TL;DR: A lean business plan is a 1-3 page document covering your business concept, target market, revenue model, and key goals. It helps you validate ideas quickly and make early decisions without extensive research. Best for early-stage startups, team alignment, and initial investor conversations, it’s a living document that evolves as you learn.
Starting a business begins with an idea: a product you’ve imagined, a problem you want to solve, or people you want to help. Turning that idea into a viable business requires thinking through the specifics: your business model, revenue strategy, growth plan, and team needs.
Your business plan is the blueprint for your company, mapping out how you’ll build a successful business. It should also assure stakeholders — like partners, employees, regulators, or investors — that you’ve thought through the challenges and opportunities and that your idea will work.

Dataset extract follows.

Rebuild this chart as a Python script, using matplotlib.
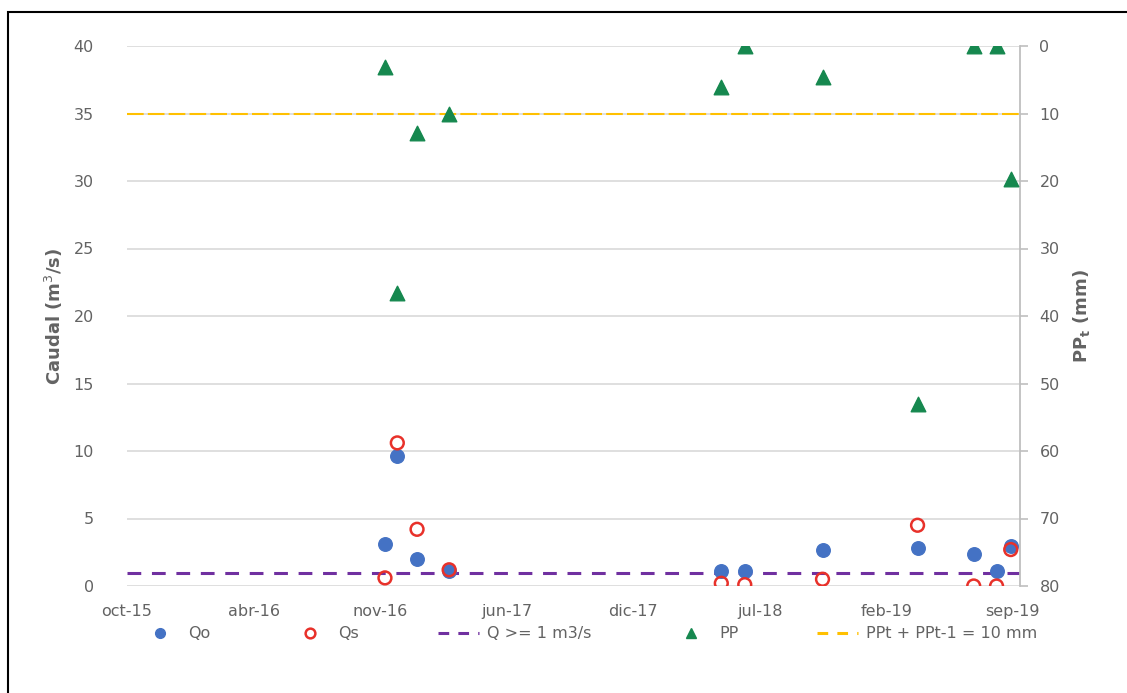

A traditional business plan can amount to dozens of pages, and the research and financial information can take months to prepare. But not every business needs that level of detail. Sometimes a traditional plan requires more work than is actually beneficial. That’s where a lean business plan comes in.
Think of it like an MVBP: a minimum viable business plan.
This guide covers how to write a lean business plan and provides a template with examples. First, let’s discuss how a lean business plan differs from a traditional one.
A lean business plan vs. a traditional business plan
A lean business plan is a concise, one- to three-page document that outlines your business concept, target market, revenue model, and key goals without the extensive detail of a traditional business plan. Unlike comprehensive business plans that require weeks of research and dozens of pages, lean plans focus on essential components you need to validate your idea and guide early decisions. They emphasize getting to an MVP, testing your core assumptions, and running experiments.
A lean plan may be the only business plan you ever create, or a foundation you expand into a more detailed plan later.
A lean business plan is a brief overview, not a comprehensive guide
A traditional business plan contains everything needed to answer investor and co-founder questions comprehensively:
- Financial projections: Detailed budgets, revenue forecasts, and spending plans showing how investment money gets allocated
- Market research: Industry analysis, competitor evaluation, and potential market share calculations
- Team expertise: Founder backgrounds, relevant experience, and key hire plans
- Operational details: Day-to-day processes, supply chains, and scaling strategies
You can use a lean plan to court investors, but the greater the stakes, and the less familiar people are with you, the more thorough they’ll expect you to be.
Thanks to its condensed and informal format, a lean business plan is far more approachable than a traditional plan, which can make it extremely helpful in the onboarding process for new hires and keeping employees on the same page about the company’s direction, purpose, and goals.
A lean business plan helps you get started faster
A lean business plan primarily helps you, the entrepreneur, especially when bootstrapping. You create something lightweight to guide decisions and adjust as you learn.
You’ll distill the main components into a plan that outlines your business idea, what market problem you’re solving, how you’ll solve it, how much money you need, and when you’ll break even. This makes your idea feel concrete and tangible, giving you steps to get your business idea out of the “someday, maybe” phase to something you can actually show to potential customers, partners, or investors.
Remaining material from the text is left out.